Trump’s comments can only stiffen Fed spines


We wrote yesterday that the “biggest threat to the dollar is not the stock market pullback. It’s Trump’s response to it.” Three days in to the stock market pullback, it appears the markets are brushing off Trump’s remarks, including yesterday’s stupid comment that he knows more than the Fed. This is in keeping with the old adage “don’t fight the Fed,” and while Trump has probably never heard the phrase and doesn’t know what it means, the rest of us do. It means the Fed is Boy Scout-resolute in its mission to be the trusted marshall of the economy. Presidents may fight openly with the Fed, if rarely—Nixon and LBJ both quarreled in public with their Fed chiefs—but only a minority at the time ever thought the Fed would cave.

Bond guru El-Erian said yesterday to get rid of the idea of a “Powell put.” It’s a different Fed now, one that has no wiggle room. “The Fed put, as people like to call it, is way out of the money now.” MarketWatch reports he said “the Fed would be reluctant to change course given solid prospects for the U.S. economy for the next two years thanks to strong business investment, rising household income and supportive fiscal policy.”

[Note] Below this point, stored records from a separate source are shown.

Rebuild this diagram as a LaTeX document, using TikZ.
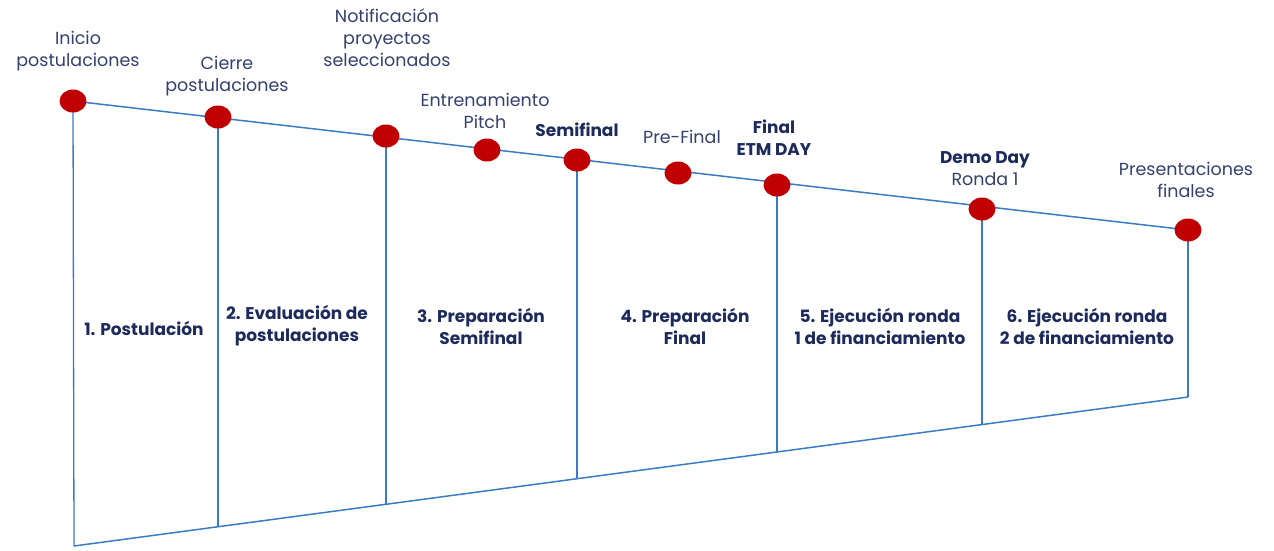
\documentclass[tikz,border=0pt]{standalone}
\usepackage{fontspec}
\setmainfont{Poppins}
\usetikzlibrary{shapes.geometric}
\definecolor{linecol}{HTML}{3A7CC4}
\definecolor{dotcol}{HTML}{C00000}
\definecolor{txtcol}{HTML}{34406E}
\definecolor{boldcol}{HTML}{1C2A5C}
\tikzset{
  dot/.style={ellipse, fill=dotcol, minimum width=27pt, minimum height=23pt, inner sep=0pt},
  tline/.style={draw=linecol, line width=1.5pt},
  vline/.style={draw=linecol, line width=1.3pt},
  toplabel/.style={align=center, text=txtcol, font=\fontsize{17.5}{22}\selectfont, inner sep=0pt},
  boldlabel/.style={align=center, text=boldcol, font=\fontsize{17}{22}\selectfont\bfseries, inner sep=0pt},
}
\begin{document}
\begin{tikzpicture}[x=1pt,y=-1pt]
\useasboundingbox (0,0) rectangle (1274,550);
% dot centres on top line
\coordinate (p1) at (73,101);
\coordinate (p2) at (218,117);
\coordinate (p3) at (386,136);
\coordinate (p4) at (487,150);
\coordinate (p5) at (577,160);
\coordinate (p6) at (678,173);
\coordinate (p7) at (777,185);
\coordinate (p8) at (982,209);
\coordinate (p9) at (1188,230);
% bottom line points
\coordinate (b1) at (74,546);
\coordinate (b2) at (218,527);
\coordinate (b3) at (386,504);
\coordinate (b5) at (577,479);
\coordinate (b7) at (777,452);
\coordinate (b8) at (982,424);
\coordinate (b9) at (1188,397);
% lines
\draw[tline] (p1) -- (p9);
\draw[tline] (b1) -- (b9);
\foreach \i in {1,2,3,5,7,8,9} {\draw[vline] (p\i) -- (b\i);}
% dots
\foreach \i in {1,...,9} {\node[dot] (d\i) at (p\i) {};}
% top labels
\node[toplabel] (t1) at (78,51) {Inicio\\postulaciones};
\node[toplabel] (t2) at (227,76) {Cierre\\postulaciones};
\node[toplabel] (t3) at (387,38) {Notificación\\proyectos\\seleccionados};
\node[toplabel] (t4) at (485,111) {Entrenamiento\\Pitch};
\node[boldlabel] (t5) at (577,130) {Semifinal};
\node[toplabel] (t6) at (682,137) {Pre-Final};
\node[boldlabel] (t7) at (774,138) {Final\\ETM DAY};
\node[align=center, inner sep=0pt, font=\fontsize{17}{22}\selectfont] (t8) at (985,169) {\textcolor{boldcol}{\bfseries Demo Day}\\\textcolor{txtcol}{\fontsize{17.5}{22}\selectfont Ronda 1}};
\node[toplabel] (t9) at (1186,180) {Presentaciones\\finales};
% stage labels
\node[boldlabel] (s1) at (144,328) {1. Postulación};
\node[boldlabel] (s2) at (297,326) {2. Evaluación de\\postulaciones};
\node[boldlabel] (s3) at (481,326) {3. Preparación\\Semifinal};
\node[boldlabel] (s4) at (685,326) {4. Preparación\\Final};
\node[boldlabel] (s5) at (880,326) {5. Ejecución ronda\\1 de financiamiento};
\node[boldlabel] (s6) at (1087,326) {6. Ejecución ronda\\2 de financiamiento};
\end{tikzpicture}
\end{document}
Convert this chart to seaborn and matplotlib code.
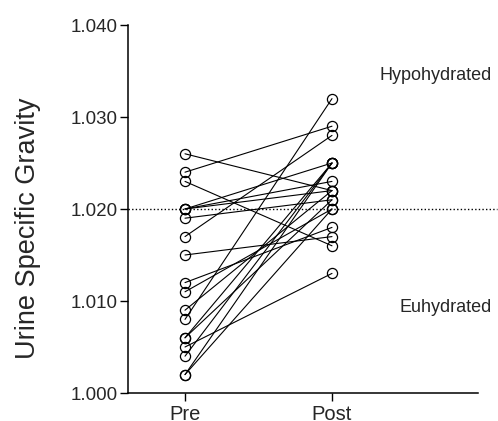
import matplotlib
matplotlib.use("Agg")
import matplotlib.pyplot as plt
import seaborn as sns
import pandas as pd

# ---- data ----
timepoints = ["Pre", "Post"]
pre_usg = [1.026, 1.024, 1.023, 1.020, 1.020, 1.020, 1.019, 1.017, 1.015,
           1.012, 1.011, 1.009, 1.008, 1.006, 1.006, 1.005, 1.004, 1.002, 1.002]
post_usg = [1.022, 1.029, 1.016, 1.025, 1.023, 1.022, 1.021, 1.028, 1.017,
            1.018, 1.020, 1.022, 1.032, 1.025, 1.021, 1.013, 1.025, 1.025, 1.020]
y_ticks = [1.000, 1.010, 1.020, 1.030, 1.040]
y_tick_labels = ["1.000", "1.010", "1.020", "1.030", "1.040"]
threshold = 1.020
zone_labels = ["Hypohydrated", "Euhydrated"]

rows = []
for i, (a, b) in enumerate(zip(pre_usg, post_usg)):
    rows.append({"subject": i, "time": timepoints[0], "usg": a})
    rows.append({"subject": i, "time": timepoints[1], "usg": b})
df = pd.DataFrame(rows)

sns.set_style("ticks")
plt.rcParams["font.family"] = ["Liberation Sans", "DejaVu Sans"]

W, H = 498, 421
fig = plt.figure(figsize=(W / 100, H / 100), dpi=100)
left, right, top, bottom = 128, 478, 25, 393
ax = fig.add_axes([left / W, (H - bottom) / H, (right - left) / W, (bottom - top) / H])

sns.lineplot(data=df, x="time", y="usg", units="subject", estimator=None,
             color="black", linewidth=0.8, marker="o", markersize=7.3,
             markerfacecolor="none", markeredgecolor="black",
             markeredgewidth=0.9, sort=False, ax=ax)

ax.set_ylim(1.000, 1.040)
ax.set_xlim(-57 / 147, (right - 185) / 147)
ax.set_yticks(y_ticks)
ax.set_yticklabels(y_tick_labels)
ax.set_xticks([0, 1])
ax.set_xticklabels(timepoints)
ax.tick_params(axis="y", labelsize=13.5, length=6, width=1, color="black", pad=1.5)
ax.tick_params(axis="x", labelsize=14.5, length=6, width=1, color="black", pad=3)
for s in ["left", "bottom"]:
    ax.spines[s].set_linewidth(1.1)
    ax.spines[s].set_color("black")
sns.despine(ax=ax)

ax.set_xlabel("")
ax.set_ylabel("Urine Specific Gravity", fontsize=19.5)
ax.yaxis.label.set_va("center")
ax.yaxis.set_label_coords((28 - left) / (right - left), (bottom - 228) / (bottom - top))

# dotted threshold line extending to figure edge
x_end = (497 - left) / (right - left)
ax.plot([0, x_end], [threshold, threshold], transform=ax.get_yaxis_transform(),
        color="black", linewidth=1.0, linestyle=(0, (1, 1.6)), clip_on=False)

fig.text(492 / W, 1 - 75 / H, zone_labels[0], ha="right", va="center", fontsize=13)
fig.text(492 / W, 1 - 307 / H, zone_labels[1], ha="right", va="center", fontsize=13)

fig.savefig("out.png", dpi=100)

Besides, let’s not forget that comment only two weeks ago about the Fed possibly feeling the need to go past the “neutral” rate in this tightening cycle. To back down now would be to lose face and possibly drive a tiny wedge into the Fed’s independence. Trump’s comments can only stiffen Fed spines. This is not to say the Fed would not back off if the stock market keeps falling and fails to stage a recovery in the next few days or week, as we all expect. We could see some backtracking on the December hike if the S&P just keeps going and makes the 20% mark signaling a bear market. But it would be a confidence issue, not a Trump bullying issue.

One thing that worries us is economic advisor Kudlow on TV yesterday reassuring the world that Trump knows perfectly well the Fed is independent and he is just letting off steam with no intent whatever to change the chairman or the Board. Larry likes the limelight a little too much, but has the grace to know it. We worry he went out to reassure markets not because it was needed—the markets were ignoring Trump, as proved by none of them recovering—but because he himself has a niggling fear that Trump might do something intemperate while Larry’s back is turned.  

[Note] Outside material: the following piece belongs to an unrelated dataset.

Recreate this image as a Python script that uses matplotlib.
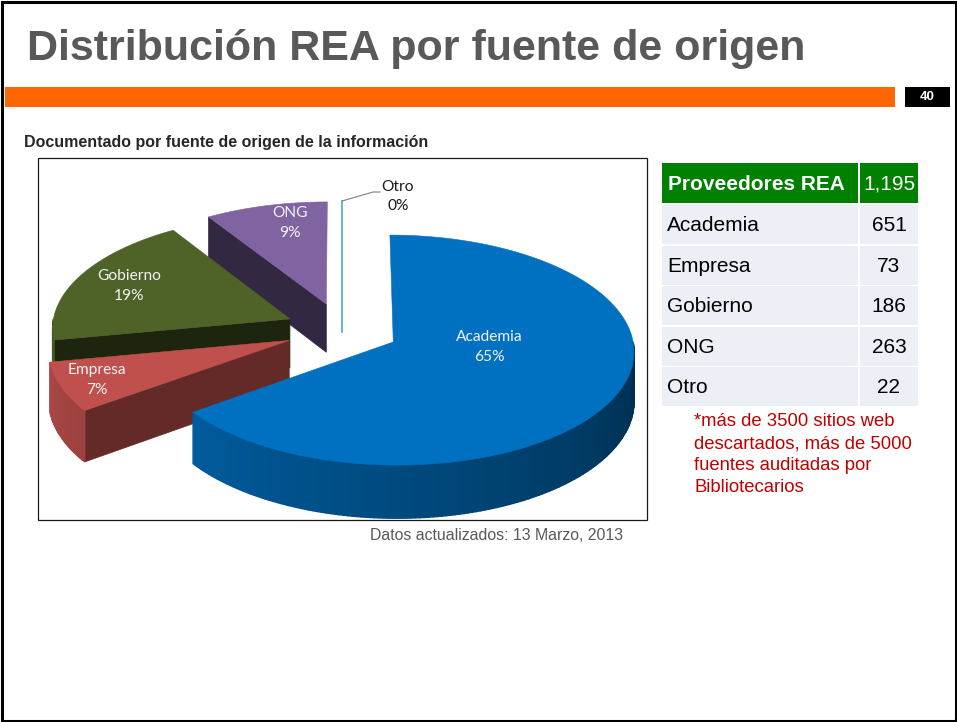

We got a complaint from a Reader saying Trump cannot fire Fed chairman Powell. This has been debated ever since we imagined he might fire Yellen upon taking office. We are relying on a sane and reasonable article in Forbes that says this:

“The Federal Reserve Act doesn’t explicitly give the U.S. president power to fire the Fed board members. But section 10 has a mysterious little phrase indicating it’s at least possible.

“…thereafter each member shall hold office for a term of fourteen years from the expiration of the term of his predecessor, unless sooner removed for cause by the President.”

“…The Act doesn’t define what the word ‘cause’ would entail. But Congress clearly thought the U.S. president should be able to remove board members before their terms expire, under certain conditions.

“This legislative time bomb has been lurking in there for decades. Now we have a president who loves exercising unilateral power in ways his predecessors did not.

  • He’s used the pardon power several times without the normal review process.
  • He fired the FBI director to try and stop a criminal investigation.

  • He imposed import tariffs on imaginary “national security” grounds.

Trump doesn’t mind breaking precedent to achieve his goals.”

Here’s a kick in the teeth: “Would Congress object? Probably, but its members have yet to impose any meaningful constraints on Trump. All he has to do is dream up some “cause” and most will fall in line.”

Bottom line, the danger is not over. It may be postponed until next time, assuming the stock market recovers this time as we expect.

Looking ahead, we get very little to inspire FX action. We get the import/export prices and the University of Michigan consumer confidence index, with the inflation expectations component. But having just gotten the CPI, we may not much care. We also have two Fed speakers (who will be sure to keep their traps shut about the Fed’s independence). Behind the scenes, so to speak, the big factor for the euro is Italy. PM Salvini said you can count on the yield spread not reaching 4% and indeed today it has dipped a little more. See the chart. And yet Salvini is defiant and not a little insulting to the EU, saying he will do the "exact opposite" of what Brussels demands, referring to budget prescriptions from Brussels expected after the budget is presented next week. Varoufakis (remember him?) says Italy is pushing the EU toward disintegration.

A lot of this is operatic posturing, but we think Salvini is being truthful when he says “The prescriptions imposed by Europe - and by the Governments of Monti, Letta, Renzi and Gentiloni - have increased the public debt and made Italy poor and precarious. We will do the exact opposite of that.” Before there is an “excessive deficit procedure” against Italy, we expect some 11th hour talks to avert it. This is more likely to influence the euro than anything going on in Washington.

Bottom line—the dollar is likely coming back. Position squaring could be extreme today.